Repeat the material below exactly, with no pictures.
╭─ SUPPLIED MATERIAL
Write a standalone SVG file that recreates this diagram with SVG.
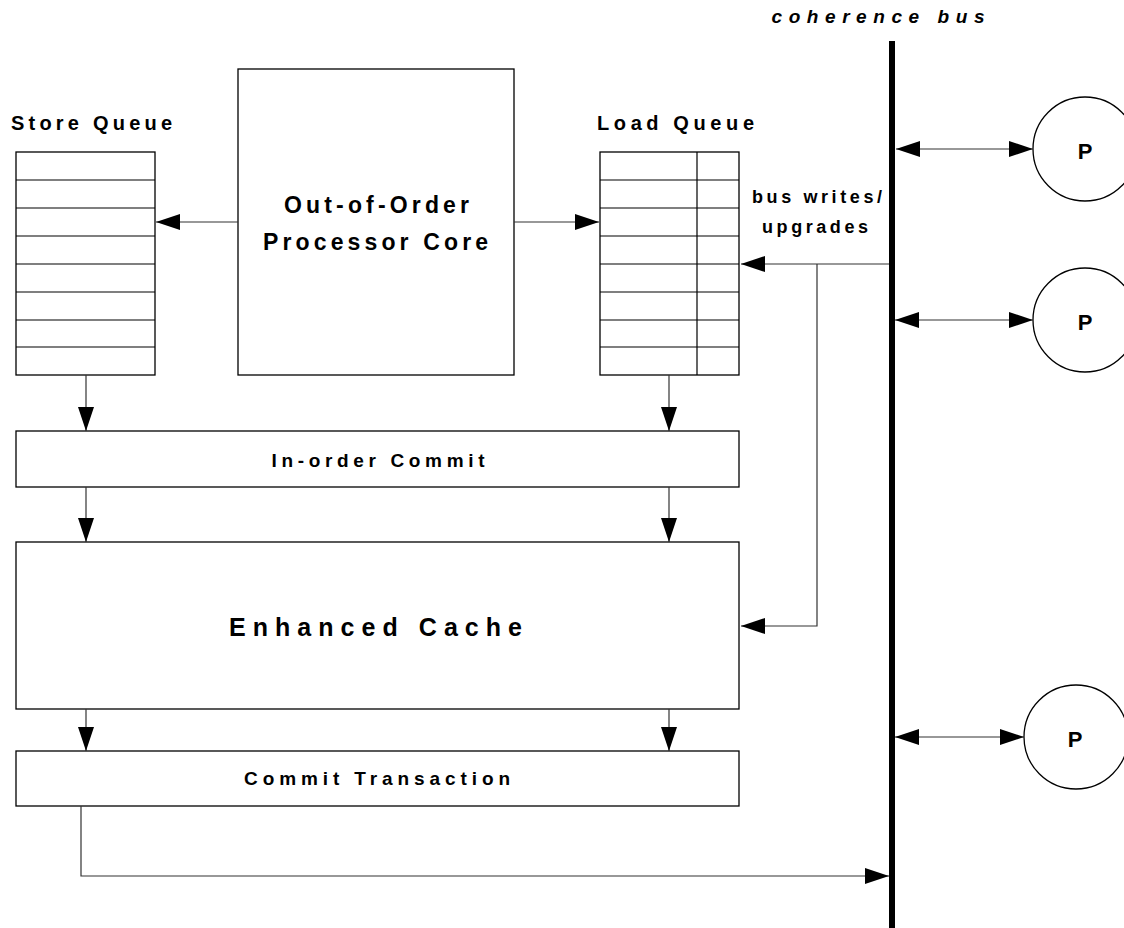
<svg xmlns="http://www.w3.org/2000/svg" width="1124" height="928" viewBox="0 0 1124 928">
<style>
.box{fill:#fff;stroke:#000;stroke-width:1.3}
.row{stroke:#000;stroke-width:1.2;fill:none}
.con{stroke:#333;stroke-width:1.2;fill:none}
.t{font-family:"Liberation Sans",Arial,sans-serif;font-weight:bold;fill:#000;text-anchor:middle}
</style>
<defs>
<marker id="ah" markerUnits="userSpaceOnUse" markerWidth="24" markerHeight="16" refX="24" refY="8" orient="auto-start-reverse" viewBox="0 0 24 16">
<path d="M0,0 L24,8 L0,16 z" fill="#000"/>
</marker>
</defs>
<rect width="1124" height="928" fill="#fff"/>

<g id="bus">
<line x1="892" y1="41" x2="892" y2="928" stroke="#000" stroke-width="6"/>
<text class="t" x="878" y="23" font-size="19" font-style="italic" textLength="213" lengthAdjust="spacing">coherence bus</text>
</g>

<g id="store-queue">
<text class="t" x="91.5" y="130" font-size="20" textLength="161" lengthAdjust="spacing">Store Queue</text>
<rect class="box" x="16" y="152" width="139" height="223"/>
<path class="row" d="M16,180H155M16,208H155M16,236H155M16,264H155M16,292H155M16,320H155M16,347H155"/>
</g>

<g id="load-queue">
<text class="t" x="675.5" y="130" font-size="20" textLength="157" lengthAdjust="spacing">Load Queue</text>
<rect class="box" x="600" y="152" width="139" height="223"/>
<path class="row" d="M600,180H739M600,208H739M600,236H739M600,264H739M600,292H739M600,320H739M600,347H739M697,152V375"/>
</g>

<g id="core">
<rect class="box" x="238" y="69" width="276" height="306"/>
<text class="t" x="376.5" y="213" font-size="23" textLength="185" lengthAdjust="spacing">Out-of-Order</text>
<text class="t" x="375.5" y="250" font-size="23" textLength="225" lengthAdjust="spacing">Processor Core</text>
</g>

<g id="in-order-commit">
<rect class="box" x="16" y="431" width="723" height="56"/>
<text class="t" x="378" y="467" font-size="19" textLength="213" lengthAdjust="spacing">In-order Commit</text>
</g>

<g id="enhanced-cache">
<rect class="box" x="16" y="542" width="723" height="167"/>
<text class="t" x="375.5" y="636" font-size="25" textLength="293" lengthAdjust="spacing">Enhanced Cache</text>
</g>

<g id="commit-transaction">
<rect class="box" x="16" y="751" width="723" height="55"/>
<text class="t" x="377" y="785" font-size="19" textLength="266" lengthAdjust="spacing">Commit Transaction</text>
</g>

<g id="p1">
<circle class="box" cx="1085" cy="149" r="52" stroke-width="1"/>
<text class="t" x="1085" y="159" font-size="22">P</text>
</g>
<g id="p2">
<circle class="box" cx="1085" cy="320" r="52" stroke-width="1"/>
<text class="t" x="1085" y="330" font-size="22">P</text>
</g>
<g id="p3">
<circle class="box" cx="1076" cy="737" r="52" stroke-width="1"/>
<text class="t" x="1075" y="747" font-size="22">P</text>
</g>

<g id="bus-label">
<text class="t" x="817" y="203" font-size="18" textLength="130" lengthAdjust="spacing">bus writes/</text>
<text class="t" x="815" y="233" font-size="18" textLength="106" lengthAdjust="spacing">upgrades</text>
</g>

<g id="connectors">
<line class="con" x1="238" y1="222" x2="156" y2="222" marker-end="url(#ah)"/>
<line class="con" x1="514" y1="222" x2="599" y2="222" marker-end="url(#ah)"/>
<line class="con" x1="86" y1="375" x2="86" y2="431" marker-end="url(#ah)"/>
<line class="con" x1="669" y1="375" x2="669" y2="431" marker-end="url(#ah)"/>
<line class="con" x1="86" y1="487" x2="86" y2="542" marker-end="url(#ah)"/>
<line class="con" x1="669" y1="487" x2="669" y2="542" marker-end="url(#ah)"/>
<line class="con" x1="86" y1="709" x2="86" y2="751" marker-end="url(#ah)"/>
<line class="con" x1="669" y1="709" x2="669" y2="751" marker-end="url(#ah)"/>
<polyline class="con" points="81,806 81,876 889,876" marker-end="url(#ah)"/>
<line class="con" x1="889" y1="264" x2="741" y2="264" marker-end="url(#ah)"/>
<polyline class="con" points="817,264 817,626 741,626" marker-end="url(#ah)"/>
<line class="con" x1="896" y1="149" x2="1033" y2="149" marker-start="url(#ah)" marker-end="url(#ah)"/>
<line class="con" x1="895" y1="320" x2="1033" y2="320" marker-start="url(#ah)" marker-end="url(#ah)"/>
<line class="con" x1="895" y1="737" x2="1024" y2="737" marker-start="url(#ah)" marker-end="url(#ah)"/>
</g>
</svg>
╰─
▶ [RESPONSE FOR THIS EXERCISE]
Write a standalone SVG file that recreates this diagram with SVG.
<svg xmlns="http://www.w3.org/2000/svg" width="1124" height="928" viewBox="0 0 1124 928">
<style>
.box{fill:#fff;stroke:#000;stroke-width:1.3}
.row{stroke:#000;stroke-width:1.2;fill:none}
.con{stroke:#333;stroke-width:1.2;fill:none}
.t{font-family:"Liberation Sans",Arial,sans-serif;font-weight:bold;fill:#000;text-anchor:middle}
</style>
<defs>
<marker id="ah" markerUnits="userSpaceOnUse" markerWidth="24" markerHeight="16" refX="24" refY="8" orient="auto-start-reverse" viewBox="0 0 24 16">
<path d="M0,0 L24,8 L0,16 z" fill="#000"/>
</marker>
</defs>
<rect width="1124" height="928" fill="#fff"/>

<g id="bus">
<line x1="892" y1="41" x2="892" y2="928" stroke="#000" stroke-width="6"/>
<text class="t" x="878" y="23" font-size="19" font-style="italic" textLength="213" lengthAdjust="spacing">coherence bus</text>
</g>

<g id="store-queue">
<text class="t" x="91.5" y="130" font-size="20" textLength="161" lengthAdjust="spacing">Store Queue</text>
<rect class="box" x="16" y="152" width="139" height="223"/>
<path class="row" d="M16,180H155M16,208H155M16,236H155M16,264H155M16,292H155M16,320H155M16,347H155"/>
</g>

<g id="load-queue">
<text class="t" x="675.5" y="130" font-size="20" textLength="157" lengthAdjust="spacing">Load Queue</text>
<rect class="box" x="600" y="152" width="139" height="223"/>
<path class="row" d="M600,180H739M600,208H739M600,236H739M600,264H739M600,292H739M600,320H739M600,347H739M697,152V375"/>
</g>

<g id="core">
<rect class="box" x="238" y="69" width="276" height="306"/>
<text class="t" x="376.5" y="213" font-size="23" textLength="185" lengthAdjust="spacing">Out-of-Order</text>
<text class="t" x="375.5" y="250" font-size="23" textLength="225" lengthAdjust="spacing">Processor Core</text>
</g>

<g id="in-order-commit">
<rect class="box" x="16" y="431" width="723" height="56"/>
<text class="t" x="378" y="467" font-size="19" textLength="213" lengthAdjust="spacing">In-order Commit</text>
</g>

<g id="enhanced-cache">
<rect class="box" x="16" y="542" width="723" height="167"/>
<text class="t" x="375.5" y="636" font-size="25" textLength="293" lengthAdjust="spacing">Enhanced Cache</text>
</g>

<g id="commit-transaction">
<rect class="box" x="16" y="751" width="723" height="55"/>
<text class="t" x="377" y="785" font-size="19" textLength="266" lengthAdjust="spacing">Commit Transaction</text>
</g>

<g id="p1">
<circle class="box" cx="1085" cy="149" r="52" stroke-width="1"/>
<text class="t" x="1085" y="159" font-size="22">P</text>
</g>
<g id="p2">
<circle class="box" cx="1085" cy="320" r="52" stroke-width="1"/>
<text class="t" x="1085" y="330" font-size="22">P</text>
</g>
<g id="p3">
<circle class="box" cx="1076" cy="737" r="52" stroke-width="1"/>
<text class="t" x="1075" y="747" font-size="22">P</text>
</g>

<g id="bus-label">
<text class="t" x="817" y="203" font-size="18" textLength="130" lengthAdjust="spacing">bus writes/</text>
<text class="t" x="815" y="233" font-size="18" textLength="106" lengthAdjust="spacing">upgrades</text>
</g>

<g id="connectors">
<line class="con" x1="238" y1="222" x2="156" y2="222" marker-end="url(#ah)"/>
<line class="con" x1="514" y1="222" x2="599" y2="222" marker-end="url(#ah)"/>
<line class="con" x1="86" y1="375" x2="86" y2="431" marker-end="url(#ah)"/>
<line class="con" x1="669" y1="375" x2="669" y2="431" marker-end="url(#ah)"/>
<line class="con" x1="86" y1="487" x2="86" y2="542" marker-end="url(#ah)"/>
<line class="con" x1="669" y1="487" x2="669" y2="542" marker-end="url(#ah)"/>
<line class="con" x1="86" y1="709" x2="86" y2="751" marker-end="url(#ah)"/>
<line class="con" x1="669" y1="709" x2="669" y2="751" marker-end="url(#ah)"/>
<polyline class="con" points="81,806 81,876 889,876" marker-end="url(#ah)"/>
<line class="con" x1="889" y1="264" x2="741" y2="264" marker-end="url(#ah)"/>
<polyline class="con" points="817,264 817,626 741,626" marker-end="url(#ah)"/>
<line class="con" x1="896" y1="149" x2="1033" y2="149" marker-start="url(#ah)" marker-end="url(#ah)"/>
<line class="con" x1="895" y1="320" x2="1033" y2="320" marker-start="url(#ah)" marker-end="url(#ah)"/>
<line class="con" x1="895" y1="737" x2="1024" y2="737" marker-start="url(#ah)" marker-end="url(#ah)"/>
</g>
</svg>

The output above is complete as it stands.